Billing-related notices to you shall be addressed to the relevant billing contact or email address designated by you. All other notices to you shall be addressed to the Support

and Upgrade Service system administrator designated by you.

13.2 The Agreement and these Conditions shall be governed by and construed in accordance

with the law of England and Wales. The parties to this Agreement do not intend that any of its terms will be enforceable by virtue of the Contract (Rights of Third Parties) Act (UK) 1999 by any person not a party to this Agreement.

14. GENERAL PROVISIONS

14.1 Entire Agreement. This Agreement is the entire agreement between the parties and supersedes all prior and contemporaneous agreements, proposals or representations, written or oral, concerning its subject matter. No modification, amendment, or waiver of any provision of this Agreement will be effective unless in writing and signed by the party against whom the modification, amendment or waiver is to be asserted.

14.2 Order of Precedence. In the event of any conflict or inconsistency among the following documents, the order of precedence shall be: (1) this Agreement, (2) the applicable Quote and (3) the Documentation.
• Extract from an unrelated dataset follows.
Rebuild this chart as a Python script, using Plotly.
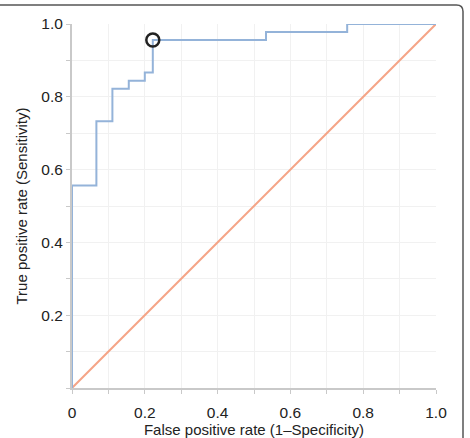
import plotly.graph_objects as go

# ROC curve corner points (step, horizontal-then-vertical)
fpr = [0.0, 0.0, 0.067, 0.111, 0.156, 0.200, 0.222, 0.533, 0.756, 1.0]
tpr = [0.0, 0.556, 0.733, 0.822, 0.844, 0.867, 0.956, 0.978, 1.0, 1.0]
# reference diagonal
diag_x = [0.0, 1.0]
diag_y = [0.0, 1.0]
# optimal cut-off point
opt_x = [0.222]
opt_y = [0.956]

x_tickvals = [0, 0.2, 0.4, 0.6, 0.8, 1.0]
x_ticktext = ["0", "0.2", "0.4", "0.6", "0.8", "1.0"]
y_tickvals = [0.2, 0.4, 0.6, 0.8, 1.0]
y_ticktext = ["0.2", "0.4", "0.6", "0.8", "1.0"]

FONT = "Liberation Sans, Arial, sans-serif"

fig = go.Figure()
fig.add_trace(go.Scatter(x=diag_x, y=diag_y, mode="lines",
                         line=dict(color="#f5a487", width=2), hoverinfo="skip"))
fig.add_trace(go.Scatter(x=fpr, y=tpr, mode="lines", line_shape="hv",
                         line=dict(color="#94b3d9", width=2)))
fig.add_trace(go.Scatter(x=opt_x, y=opt_y, mode="markers",
                         marker=dict(symbol="circle-open", size=13,
                                     line=dict(color="#222222", width=2.5),
                                     color="#222222")))

axis_common = dict(
    range=[0, 1], showgrid=False, zeroline=False, automargin=False,
    showline=True, linecolor="#c9c9c9", linewidth=2,
    ticks="outside", ticklen=4, tickcolor="#c9c9c9", tickwidth=1,
    tickfont=dict(family=FONT, size=15.5, color="#222222"),
    minor=dict(dtick=0.1, tick0=0, ticks="outside", ticklen=4, tickcolor="#c9c9c9",
               showgrid=True, gridcolor="#f1f1f1", gridwidth=1),
)

fig.update_xaxes(**axis_common, tickmode="array", tickvals=x_tickvals, ticktext=x_ticktext,
                 ticklabelstandoff=5,
                 title=dict(text="False positive rate (1–Specificity)", standoff=10,
                            font=dict(family=FONT, size=15, color="#222222")))
fig.update_yaxes(**axis_common, tickmode="array", tickvals=y_tickvals, ticktext=y_ticktext,
                 title=dict(text="True positive rate (Sensitivity)", standoff=10,
                            font=dict(family=FONT, size=15, color="#222222")))

# figure frame (top and right edges visible, rounded corner)
r = 0.018
xr = (463 - 72) / 364
yt = (388 - 5) / 364
path = (f"M -0.4,{yt} L {xr - r},{yt} Q {xr},{yt} {xr},{yt - r} L {xr},-0.3")
fig.add_shape(type="path", path=path, xref="paper", yref="paper",
              line=dict(color="#555555", width=1.5), layer="above")

fig.update_layout(
    width=470, height=438,
    margin=dict(l=72, r=34, t=24, b=50),
    plot_bgcolor="white", paper_bgcolor="white",
    showlegend=False,
)

fig.write_html("out.html")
14.3 Assignment. Neither party may assign any of its rights or obligations hereunder, whether by operation of law or otherwise, without the other party's prior written consent, not to be unreasonably withheld.

14.4 Relationship of the Parties. The parties are independent contractors. This Agreement does not create a partnership, franchise, joint venture, agency, fiduciary or employment relationship between the parties.

14.4 Prevailing Party. In any action or proceeding to enforce rights under this Agreement, the prevailing party shall be entitled to recover all costs and reasonable attorney’s fees.

14.5 Waiver. No failure or delay by either party in exercising any right under this Agreement will constitute a waiver of that right.

14.6 Severability. If any provision of this Agreement is held by a court of competent jurisdiction to be contrary to law, the provision will be deemed null and void, and the remaining provisions of this Agreement will remain in effect.